[Collection entries]
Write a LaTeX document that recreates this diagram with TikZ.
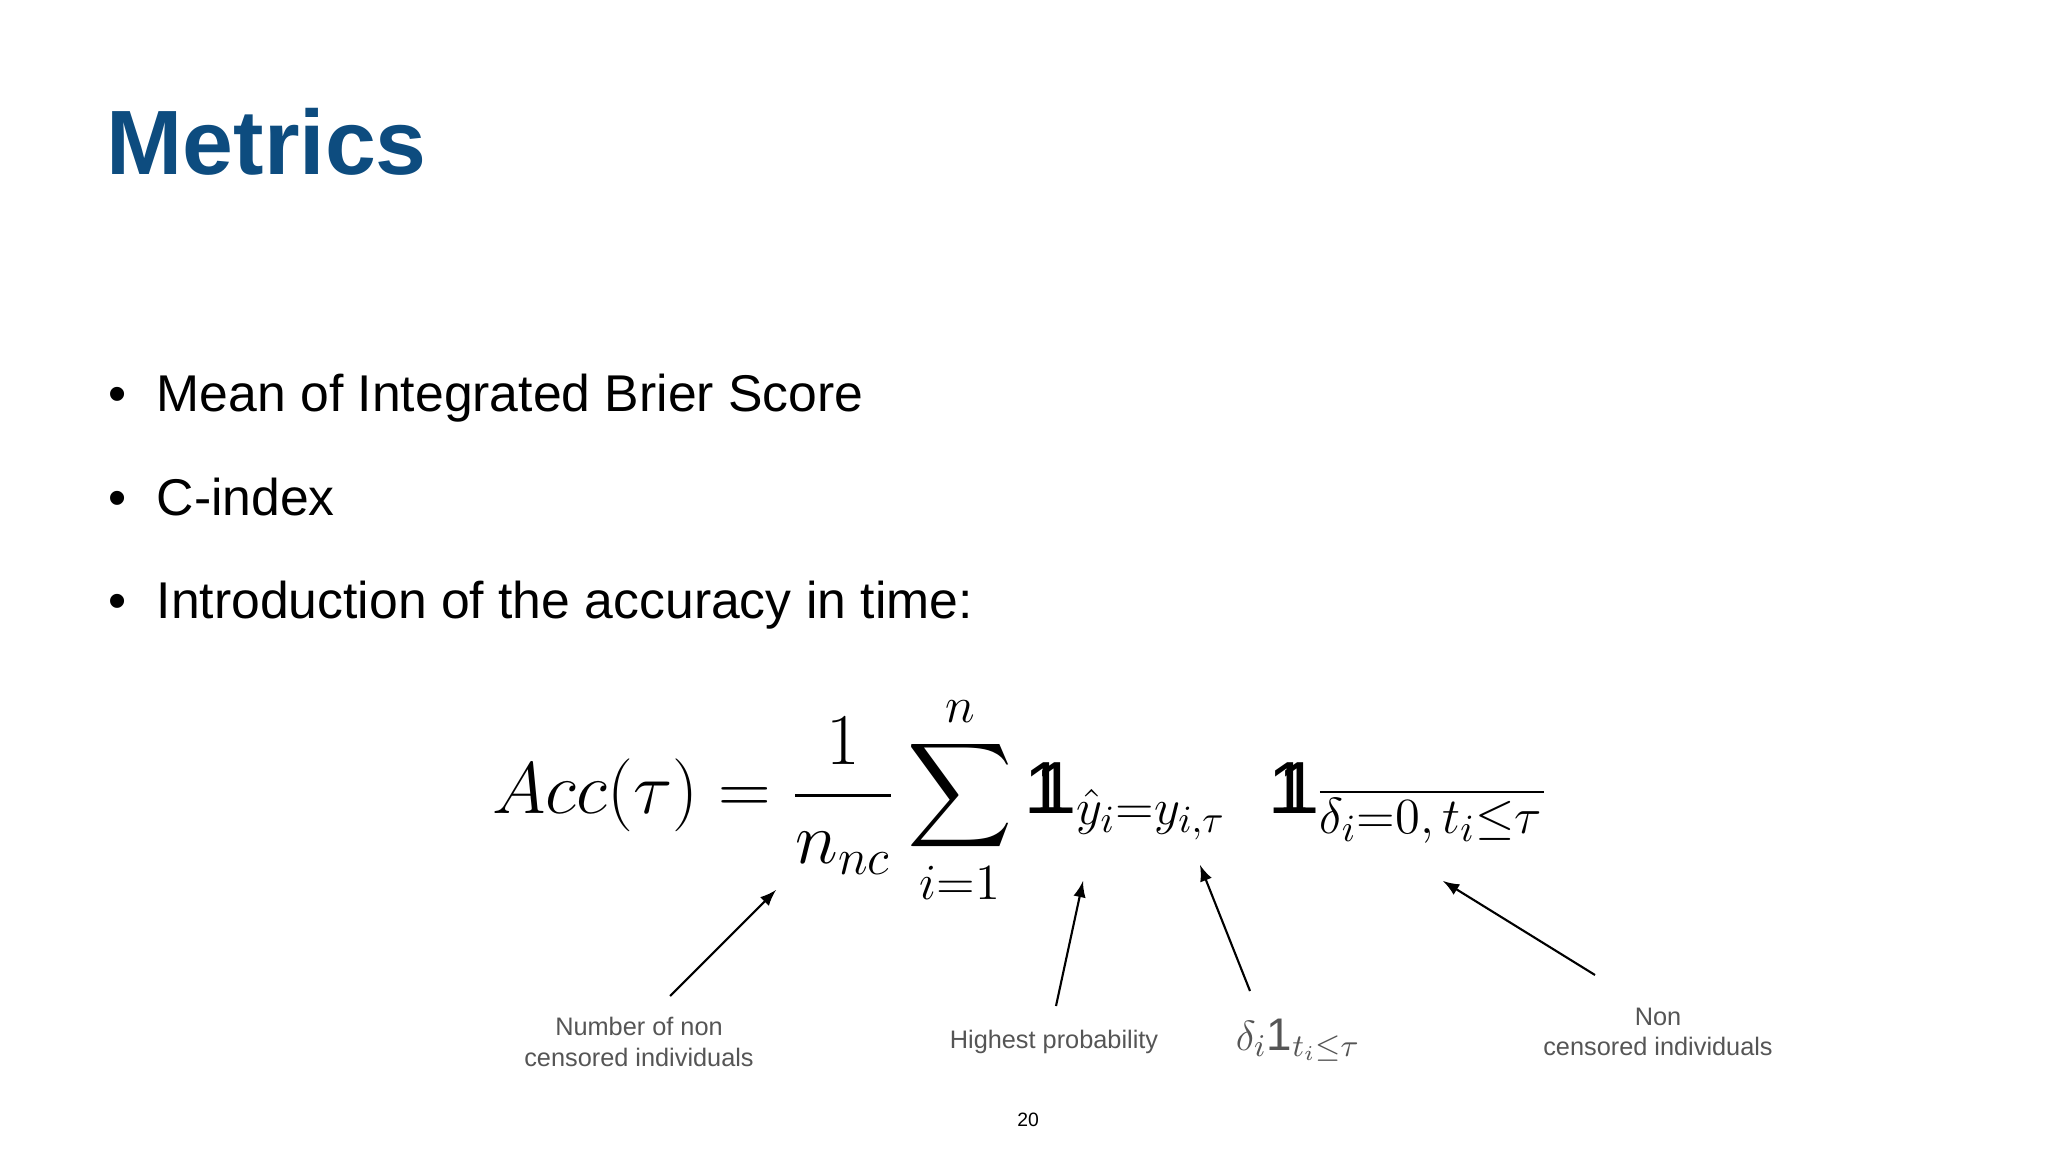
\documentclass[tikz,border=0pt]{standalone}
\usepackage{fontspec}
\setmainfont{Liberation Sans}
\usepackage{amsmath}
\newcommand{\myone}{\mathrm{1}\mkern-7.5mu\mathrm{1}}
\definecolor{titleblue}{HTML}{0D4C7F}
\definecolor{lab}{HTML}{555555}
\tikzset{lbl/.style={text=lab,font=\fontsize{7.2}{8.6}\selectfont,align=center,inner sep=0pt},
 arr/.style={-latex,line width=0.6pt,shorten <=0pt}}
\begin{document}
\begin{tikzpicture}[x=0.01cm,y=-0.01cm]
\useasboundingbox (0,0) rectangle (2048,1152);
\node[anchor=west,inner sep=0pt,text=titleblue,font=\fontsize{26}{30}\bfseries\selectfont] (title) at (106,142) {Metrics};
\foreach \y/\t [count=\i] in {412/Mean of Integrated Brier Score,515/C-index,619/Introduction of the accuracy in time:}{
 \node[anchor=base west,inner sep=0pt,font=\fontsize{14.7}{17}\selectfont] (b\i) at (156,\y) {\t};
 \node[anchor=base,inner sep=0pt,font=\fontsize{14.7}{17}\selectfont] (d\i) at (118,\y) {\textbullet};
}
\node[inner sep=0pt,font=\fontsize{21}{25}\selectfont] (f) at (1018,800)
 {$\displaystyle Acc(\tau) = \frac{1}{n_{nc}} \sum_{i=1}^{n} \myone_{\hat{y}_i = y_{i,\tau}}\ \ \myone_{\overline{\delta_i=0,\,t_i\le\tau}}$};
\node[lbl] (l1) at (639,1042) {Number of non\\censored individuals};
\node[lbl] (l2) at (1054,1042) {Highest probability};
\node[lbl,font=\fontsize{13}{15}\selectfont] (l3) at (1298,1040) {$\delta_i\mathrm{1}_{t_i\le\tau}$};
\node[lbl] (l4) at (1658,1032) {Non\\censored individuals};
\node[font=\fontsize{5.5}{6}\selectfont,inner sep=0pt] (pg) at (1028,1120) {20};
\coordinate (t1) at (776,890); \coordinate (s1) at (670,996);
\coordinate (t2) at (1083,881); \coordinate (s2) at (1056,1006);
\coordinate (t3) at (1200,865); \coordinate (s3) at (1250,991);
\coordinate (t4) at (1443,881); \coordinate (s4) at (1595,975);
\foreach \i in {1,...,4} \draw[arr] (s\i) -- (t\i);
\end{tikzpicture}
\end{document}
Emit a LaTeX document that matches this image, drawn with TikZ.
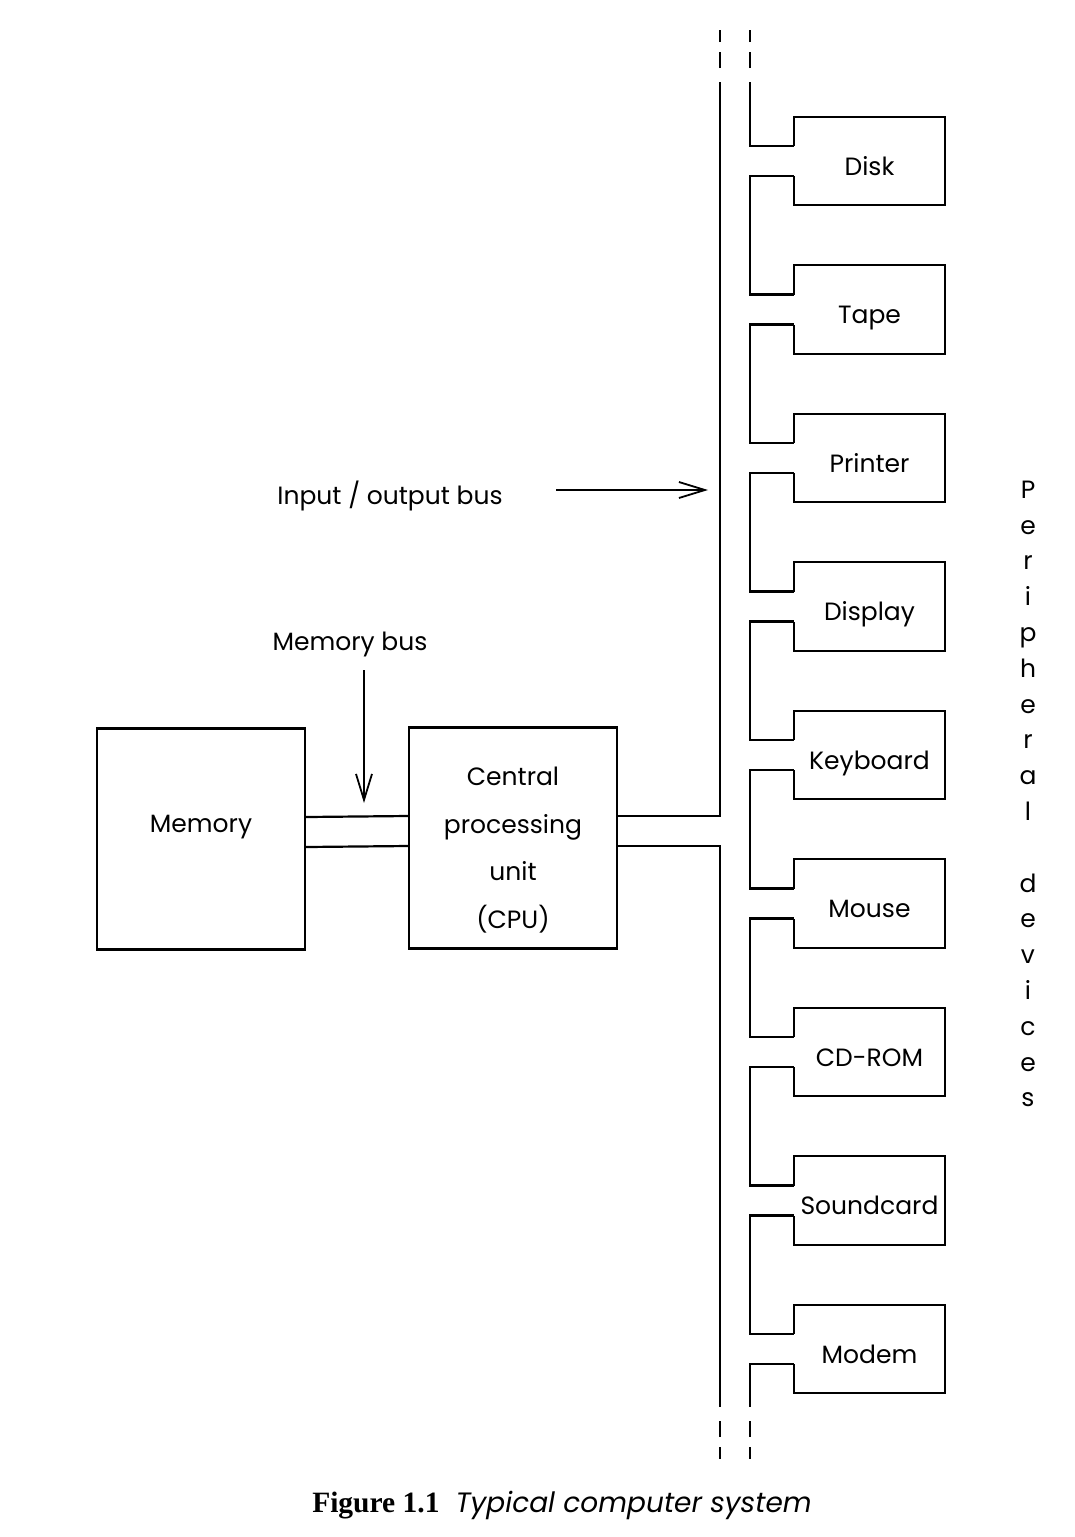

▶ _Direction_:
Go through the data above and transcribe it in full, omitting any image.

▶ _Response to this task_:
Write a LaTeX document that recreates this diagram with TikZ.
\documentclass[tikz,border=0pt]{standalone}
\usepackage{fontspec}
\setmainfont{Liberation Sans}
\usepackage{amsmath}
\newcommand{\myone}{\mathrm{1}\mkern-7.5mu\mathrm{1}}
\definecolor{titleblue}{HTML}{0D4C7F}
\definecolor{lab}{HTML}{555555}
\tikzset{lbl/.style={text=lab,font=\fontsize{7.2}{8.6}\selectfont,align=center,inner sep=0pt},
 arr/.style={-latex,line width=0.6pt,shorten <=0pt}}
\begin{document}
\begin{tikzpicture}[x=0.01cm,y=-0.01cm]
\useasboundingbox (0,0) rectangle (2048,1152);
\node[anchor=west,inner sep=0pt,text=titleblue,font=\fontsize{26}{30}\bfseries\selectfont] (title) at (106,142) {Metrics};
\foreach \y/\t [count=\i] in {412/Mean of Integrated Brier Score,515/C-index,619/Introduction of the accuracy in time:}{
 \node[anchor=base west,inner sep=0pt,font=\fontsize{14.7}{17}\selectfont] (b\i) at (156,\y) {\t};
 \node[anchor=base,inner sep=0pt,font=\fontsize{14.7}{17}\selectfont] (d\i) at (118,\y) {\textbullet};
}
\node[inner sep=0pt,font=\fontsize{21}{25}\selectfont] (f) at (1018,800)
 {$\displaystyle Acc(\tau) = \frac{1}{n_{nc}} \sum_{i=1}^{n} \myone_{\hat{y}_i = y_{i,\tau}}\ \ \myone_{\overline{\delta_i=0,\,t_i\le\tau}}$};
\node[lbl] (l1) at (639,1042) {Number of non\\censored individuals};
\node[lbl] (l2) at (1054,1042) {Highest probability};
\node[lbl,font=\fontsize{13}{15}\selectfont] (l3) at (1298,1040) {$\delta_i\mathrm{1}_{t_i\le\tau}$};
\node[lbl] (l4) at (1658,1032) {Non\\censored individuals};
\node[font=\fontsize{5.5}{6}\selectfont,inner sep=0pt] (pg) at (1028,1120) {20};
\coordinate (t1) at (776,890); \coordinate (s1) at (670,996);
\coordinate (t2) at (1083,881); \coordinate (s2) at (1056,1006);
\coordinate (t3) at (1200,865); \coordinate (s3) at (1250,991);
\coordinate (t4) at (1443,881); \coordinate (s4) at (1595,975);
\foreach \i in {1,...,4} \draw[arr] (s\i) -- (t\i);
\end{tikzpicture}
\end{document}
Emit a LaTeX document that matches this image, drawn with TikZ.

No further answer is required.